I tended to take separate notes on paper alongside the slides and annotate
slides, to get over the active learning go-to-sleep problem. Also, a bonus of
bad lecturers and Powerpoint handouts is you don't need to turn up once you've
sussed the first lecture.

One course that worked quite well for me had a handbook (so no scribbling, but
no falling asleep) and the lecturer used very little in the way of visual
aids. I wonder if that goes hand in hand with him being the best lecturer I
had in terms of engagement and charisma...

------
blahedo
Yes, yes, a million times yes. I'm an avowed chalkboard lecturer, for all the
reasons the poster mentions in her essay, and also because it lets me engage
the students to a _much_ greater degree. I can elicit responses or even whole
examples from the class and then run with them. I'm not constrained to a
linear progression of events (as with a slide-based lecture) and can digress
as appropriate. I have on occasion presented topics a full week or two early
just because a student asked a reasonable question that motivated the topic---
and because I was working with a chalkboard, I just ran with it and shuffled
everything else around to compensate. Plus, it frees up the projector for
other things, like the Java API reference or an open IDE to test something
out.

------
mx12
I agree 100%! I think the best classes that I have taken have been the ones
where the professor can digress on the topics and give you a deeper
understanding for the topic.
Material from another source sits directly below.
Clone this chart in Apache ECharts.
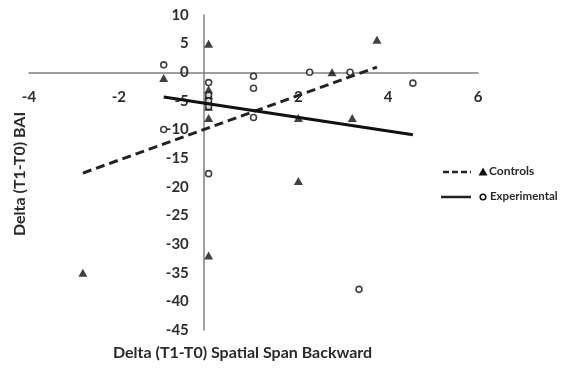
<!DOCTYPE html>
<html>
<head>
<meta charset="utf-8">
<script src="https://cdn.jsdelivr.net/npm/echarts@6/dist/echarts.min.js"></script>
<style>
  html, body { margin: 0; padding: 0; background: #fff; }
  #chart { width: 562px; height: 370px; }
</style>
</head>
<body>
<div id="chart"></div>
<script>
// Controls (triangles)
const controlsPoints = [
  [-1, -1], [0, 5], [0, -3], [0, -4], [0, -5], [0, -6], [0, -8],
  [0, -32], [-2.8, -35], [2, -19], [2, -8], [3.2, -8], [2.75, 0], [3.75, 5.7]
]
// Experimental (open circles)
const experimentalPoints = [
  [-1, 1.3], [-1, -10], [0, -1.8], [0, -4], [0, -5], [0, -6], [0, -17.7],
  [1, -0.7], [1, -2.8], [1, -7.9], [2.25, 0], [3.15, 0], [4.55, -1.9], [3.35, -37.9]
]
// trend lines (end points)
const controlsTrend = [[-2.8, -17.6], [3.75, 0.9]]
const experimentalTrend = [[-1, -4.3], [4.55, -10.9]]

const xTicks = { min: -4, max: 6, interval: 2 }
const yTicks = { min: -45, max: 10, interval: 5 }

const labelFont = 'Lato, "Open Sans", sans-serif'
const chart = echarts.init(document.getElementById('chart'))

const option = {
  animation: false,
  backgroundColor: '#ffffff',
  grid: { left: 29, right: 84, top: 15, bottom: 40 },
  xAxis: {
    type: 'value',
    min: xTicks.min,
    max: xTicks.max,
    interval: xTicks.interval,
    axisLine: { onZero: false, lineStyle: { color: '#808080', width: 1.5 } },
    axisTick: { show: false },
    splitLine: { show: false },
    axisLabel: {
      margin: 17,
      color: '#2e2e2e',
      fontFamily: labelFont,
      fontWeight: 'bold',
      fontSize: 15,
      showMinLabel: true,
      showMaxLabel: true,
      hideOverlap: false,
      formatter: v => (v === 0 ? '' : String(v))
    }
  },
  yAxis: {
    type: 'value',
    min: yTicks.min,
    max: yTicks.max,
    interval: yTicks.interval,
    axisLine: { onZero: false, lineStyle: { color: '#808080', width: 1.5 } },
    axisTick: { show: false },
    splitLine: { show: false },
    axisLabel: {
      margin: 15,
      color: '#2e2e2e',
      fontFamily: labelFont,
      fontWeight: 'bold',
      fontSize: 15,
      showMinLabel: true,
      showMaxLabel: true,
      hideOverlap: false
    }
  },
  graphic: [
    // axis names
    {
      type: 'text', left: 113, top: 345,
      style: { text: 'Delta (T1-T0) Spatial Span Backward', fill: '#2a2a2a', font: 'bold 16px ' + labelFont }
    },
    {
      type: 'text', x: 12, y: 236, rotation: Math.PI / 2,
      style: { text: 'Delta (T1-T0) BAI', fill: '#2a2a2a', font: 'bold 16px ' + labelFont }
    },
    // legend
    { type: 'line', shape: { x1: 443, y1: 172, x2: 471, y2: 172 }, style: { stroke: '#222', lineWidth: 2.5, lineDash: [6, 3] } },
    { type: 'polygon', shape: { points: [[483, 167.5], [487.5, 175.5], [478.5, 175.5]] }, style: { fill: '#111' } },
    { type: 'text', left: 489, top: 165, style: { text: 'Controls', fill: '#2a2a2a', font: 'bold 12px ' + labelFont } },
    { type: 'line', shape: { x1: 441, y1: 197, x2: 471, y2: 197 }, style: { stroke: '#222', lineWidth: 2.5 } },
    { type: 'circle', shape: { cx: 483, cy: 197, r: 2.8 }, style: { fill: '#fff', stroke: '#111', lineWidth: 1.6 } },
    { type: 'text', left: 490, top: 190, style: { text: 'Experimental', fill: '#2a2a2a', font: 'bold 11.5px ' + labelFont } }
  ],
  series: [
    {
      name: 'Controls',
      type: 'scatter',
      symbol: 'triangle',
      symbolSize: [9, 8],
      itemStyle: { color: '#111' },
      data: controlsPoints
    },
    {
      name: 'Experimental',
      type: 'scatter',
      symbol: 'circle',
      symbolSize: 6,
      itemStyle: { color: '#fff', borderColor: '#111', borderWidth: 1.6 },
      data: experimentalPoints
    },
    {
      name: 'Controls trend',
      type: 'line',
      showSymbol: false,
      lineStyle: { color: '#222', width: 3, type: [9, 5] },
      data: controlsTrend
    },
    {
      name: 'Experimental trend',
      type: 'line',
      showSymbol: false,
      lineStyle: { color: '#111', width: 3 },
      data: experimentalTrend
    }
  ]
}

chart.setOption(option)

// move both axes (line + labels) so they cross at the origin, like the excel chart
const origin = chart.convertToPixel({ gridIndex: 0 }, [0, 0])
const corner = chart.convertToPixel({ gridIndex: 0 }, [xTicks.min, yTicks.min])
chart.setOption({
  xAxis: { offset: -(corner[1] - origin[1]) },
  yAxis: { offset: -(origin[0] - corner[0]) }
})
</script>
</body>
</html>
I had an older OS professor who would go off on
tangents about the companies and people who had an impact on the early
Operating Systems, which has been one of the most intriguing classes I have
taken.

I agree that professor seem scripted when they rely on powerpoint slides.
Also, I have noticed that professors are relying more and more on the slides
from the book, which tend just to be a bulleted version of the book.

Death by powerpoint!

------
thingie
Hm, I have never made much notes (mostly none), from my point of view,
lectures are useful to get a rough idea about the subject, or "what should I
really learn", and then there are textbooks, monographs and other sources to
study thoroughly (alone). OK, mostly I wouldn't visit the lecture anyway, as
it tends to be either boring or crowded, and so on. Powerpointesque
presentation for the lectures are useful as a list of the topics mentioned in
the lecture.

------
ronnier
My worst experience in college was Machine Learning. The professor taught the
class by reading a series of sparse power point slides. There wasn't a book
for the class, nor were we given other notes. There doesn't seem to be a vast
amount of knowledge on machine learning as with some other topics, say
calculus.

------
nzmsv
This is more of a problem with bad professors than with PowerPoint. I have had
professors who were absolutely horrible teachers and used only the board, and
excellent profs who used PowerPoint (well, come to think of it, AppleWorks and
LaTeX, so maybe there is a problem with PowerPoint after all :).